Now bite your lower lip and listen to this:  As a 10,000-year-old agricultural civilization, we have behaved dreadfully, even homicidally.  As the fierce, 200-year-old industrial variant of that civilization, we have behaved abominably, even suicidally.  The damage has been staggering, the losses incalculable.  And as the land has suffered, so have we — despite the delusional bromides we sing to ourselves.  But in the coming decades and centuries, we will reap the full consequences of our past behavior.  And these consequences will undoubtedly be severe.  They will quite possibly be terminal. 

The fact that the above paragraph is unpleasant doesn’t mean we can make it go away by collective denial. 

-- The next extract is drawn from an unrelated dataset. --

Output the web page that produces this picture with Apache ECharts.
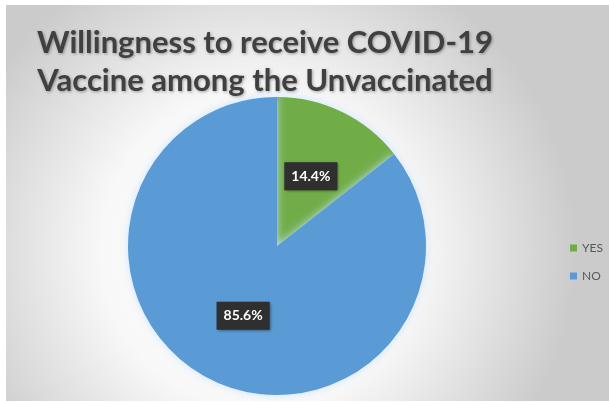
<!DOCTYPE html>
<html>
<head>
<meta charset="utf-8">
<script src="https://cdn.jsdelivr.net/npm/echarts@6/dist/echarts.min.js"></script>
<style>
html,body{margin:0;padding:0;background:#fff;}
#chart{width:609px;height:402px;}
</style>
</head>
<body>
<div id="chart"></div>
<script>
const titleLines = ['Willingness to receive COVID-19', 'Vaccine among the Unvaccinated'];
const categories = ['YES', 'NO'];
const values = [14.4, 85.6];
const colors = ['#70AD47', '#5B9BD5'];

const chart = echarts.init(document.getElementById('chart'), null, {renderer: 'canvas'});
chart.setOption({
  animation: false,
  graphic: [{
    type: 'rect',
    z: -10,
    shape: {x: 6, y: 5, width: 603, height: 396},
    style: {
      fill: {
        type: 'radial', x: 0.42, y: 0.62, r: 0.8,
        colorStops: [
          {offset: 0, color: '#ffffff'},
          {offset: 0.5, color: '#f8f8f8'},
          {offset: 1, color: '#cbcbcb'}
        ]
      }
    }
  }],
  title: {
    text: titleLines.join('\n'),
    left: 260,
    top: 19,
    textAlign: 'center',
    textStyle: {
      fontFamily: 'Lato',
      fontWeight: 'bold',
      fontSize: 31,
      lineHeight: 38,
      color: '#404040',
      textShadowColor: 'rgba(0,0,0,0.35)',
      textShadowBlur: 3,
      textShadowOffsetX: 1,
      textShadowOffsetY: 1
    }
  },
  legend: {
    orient: 'vertical',
    left: 565,
    top: 237,
    icon: 'rect',
    itemWidth: 7,
    itemHeight: 7,
    itemGap: 16,
    itemTextGap: 6,
    data: categories,
    textStyle: {fontFamily: 'Lato', fontSize: 12, color: '#595959'}
  },
  series: [{
    type: 'pie',
    center: [277, 246],
    radius: 149,
    startAngle: 90,
    clockwise: true,
    data: categories.map((c, i) => ({name: c, value: values[i], itemStyle: {color: colors[i]}})),
    itemStyle: {
      shadowBlur: 8,
      shadowColor: 'rgba(200,225,255,0.9)'
    },
    label: {
      show: true,
      position: 'inside',
      formatter: p => p.value.toFixed(1) + '%',
      color: '#ffffff',
      fontFamily: 'Lato',
      fontWeight: 'bold',
      fontSize: 14,
      backgroundColor: '#2f2f2f',
      padding: [7, 7, 7, 7],
      shadowBlur: 3,
      shadowColor: 'rgba(0,0,0,0.5)',
      shadowOffsetX: 1,
      shadowOffsetY: 1
    },
    labelLine: {show: false},
    emphasis: {disabled: true}
  }]
});
</script>
</body>
</html>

But the fact that the above paragraph is true doesn’t mean I am absolved from trying my damndest to make things right.

So I will try to make things right.  Which is why I do the work I do with trees, and which is why I speak and write about how we might go about fashioning a resilient agriculture that doesn’t destroy the land. 

It is, I feel, good work.   

And by doing this good work, it is my hope that you too will do good work; that you too will work to make things right. 

And that perhaps we actually will make things right – perhaps truly right, but perhaps only a little bit right, and perhaps only for a short time. 

But in any case, it will be the best that we can do. 

And it just feels like the right thing to do. 

So I will do it.  So we will do it.  So we must do it.  Now.

…Good luck.  

Now get outside and talk to the land.